The next step is to plan what teachers should say or do if children exhibit the undesirable behaviours. I would argue two key points. The first is that any consequence should be planned and given with the aim of reducing the likelihood of that behaviour recurring. The second is that certainty is more important than severity.

Then we need to consider escalation of low level behaviour – what staff should do if a child repeatedly misbehaves. The role of leaders here is crucial. If we are going to achieve true equality of adult authority, each adult has to act with with confidence within the strategy and avoid passing poor behaviour on for someone else to deal with. Sometimes though, more senior staff need to get involved. When that happens though, the senior colleague is there to support their colleague to make the appropriate intervention, standing on their shoulder instead of taking over.

Not all adults are necessarily confident in directly addressing negative behaviour, particularly with unfamiliar older children so, as Paul Dix advocates, having scripts can help. They’re perhaps not meant to be used word for word but they do give a structure to difficult conversations with children or parents and can prevent others from taking the conversation off on a tangent:

9 Understanding policy expectations

The behaviour policy is an important document and there are certain aspects that need to be included, for example, the behaviour principles written statement from the governing body (on which to base the policy), information about the right to search pupils, the use of reasonable force and exclusions. Details can be found here.

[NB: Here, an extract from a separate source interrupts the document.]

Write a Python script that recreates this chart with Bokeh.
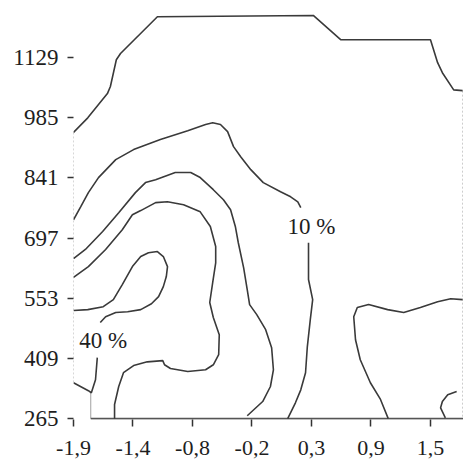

10 Writing and communicating the policy

The standard way that behaviour policies are written is not usually helpful for staff – pages of solid text. I’d recommend writing a policy purely for the purpose of governance. For staff, greater care needs to be taken in how important messages are communicated. For this reason, setting out information in a clearer way as in the images above would make it far easier to train staff and return regularly to key messages.